Junior Demitre in der Titelrolle ist ein anrührender Naturbursche, aber (wie in jeder Faust-Aufführung) stiehlt der Teufel ihm die Schau. Den tanzt Joseph Bunn, gesegnet mit jener zirzensischen wie gefährlichen Eleganz, die allen großen Verführern eignet. Das reißt so mit, da nimmt niemand Anstoß, dass Bubeniceks tanzästhetisches Repertoire Avantgarde von gestern ist.
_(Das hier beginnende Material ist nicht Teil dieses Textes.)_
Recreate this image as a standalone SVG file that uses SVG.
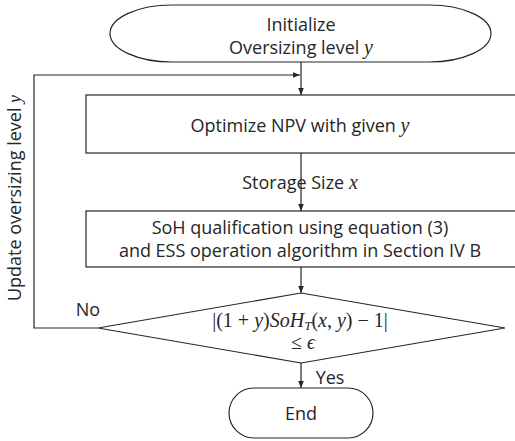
<svg xmlns="http://www.w3.org/2000/svg" width="515" height="441" viewBox="0 0 515 441">
<defs>
<marker id="ah" viewBox="0 0 10 10" refX="10" refY="5" markerWidth="7" markerHeight="7" orient="auto" markerUnits="userSpaceOnUse"><path d="M0,1 L10,5 L0,9 z" fill="#262626"/></marker>
</defs>
<style>
.s{fill:#fff;stroke:#262626;stroke-width:1.2}
.t{font-family:"Open Sans","Noto Sans",sans-serif;font-size:18px;fill:#262626;text-anchor:middle}
.m{font-family:"Liberation Serif","DejaVu Serif",serif;font-size:20px;fill:#262626;text-anchor:middle}
.c{fill:none;stroke:#262626;stroke-width:1.2}
</style>
<rect width="515" height="441" fill="#fff"/>
<g id="connectors">
<path class="c" d="M301,62 V95" marker-end="url(#ah)"/>
<path class="c" d="M98,328 H34 V75 H300" marker-end="url(#ah)"/>
<path class="c" d="M301,153 V211" marker-end="url(#ah)"/>
<path class="c" d="M301,267 V293" marker-end="url(#ah)"/>
<path class="c" d="M301,363 V388" marker-end="url(#ah)"/>
<text class="t" x="300" y="189">Storage Size <tspan font-family="Liberation Serif,serif" font-style="italic" font-size="20">x</tspan></text>
<text class="t" x="88" y="316">No</text>
<text class="t" x="330" y="384">Yes</text>
<text class="t" font-size="16" transform="translate(21,198) rotate(-90)">Update oversizing level <tspan font-family="Liberation Serif,serif" font-style="italic" font-size="18">y</tspan></text>
</g>
<g id="init">
<rect class="s" x="110" y="5" width="381" height="57" rx="62" ry="28.5"/>
<text class="t" x="301" y="31">Initialize</text>
<text class="t" x="301" y="54">Oversizing level <tspan font-family="Liberation Serif,serif" font-style="italic" font-size="20">y</tspan></text>
</g>
<g id="optimize">
<rect class="s" x="86" y="95" width="440" height="58"/>
<text class="t" x="300" y="132">Optimize NPV with given <tspan font-family="Liberation Serif,serif" font-style="italic" font-size="20">y</tspan></text>
</g>
<g id="soh">
<rect class="s" x="86" y="211" width="440" height="56"/>
<text class="t" x="300" y="234">SoH qualification using equation (3)</text>
<text class="t" x="300" y="257">and ESS operation algorithm in Section IV B</text>
</g>
<g id="decision">
<path class="s" d="M301,293 L505,328 L301,363 L98,328 Z"/>
<text class="m" x="300" y="327">|(1 + <tspan font-style="italic">y</tspan>)<tspan font-style="italic">SoH</tspan><tspan font-style="italic" font-size="13" dy="3">T</tspan><tspan dy="-3">(</tspan><tspan font-style="italic">x</tspan>, <tspan font-style="italic">y</tspan>) − 1|</text>
<text class="m" x="303" y="349">≤ <tspan font-style="italic">ϵ</tspan></text>
</g>
<g id="end">
<rect class="s" x="229" y="388" width="144" height="50" rx="25" ry="25"/>
<text class="t" x="301" y="420">End</text>
</g>
</svg>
Mythos mit großen Gefühlen
Vom Kasperltheater mit antikapitalistischer Botschaft ins Totenreich, das Ines Aldas Bühne mit bestechender Raffinesse zum tristen, nach Licht hungernden Raum erklärt. „Orpheus“ ist mit verletzlicher Noblesse Sergio Torrado. Gelsenkirchens Ballettchefin selbst tanzt Eurydike, die Frau, für die der Musen-Sänger den Weg ins Totenreich nicht scheut. Cathy Marstons Choreographie findet in einem Doppelgänger-Konzept (Kusha Alexi ist Eurydikes Körper, Breiner ihre) Seele) zum Kern der Tragödie. Sehnsucht und Vergehen, Begehren und Trauern bilden zarte Schnittmengen: Große Gefühle zeigt der Mythos hier ohne Kraftmeierei. Eine strenge Tanzminiatur, zum Atemanhalten schön.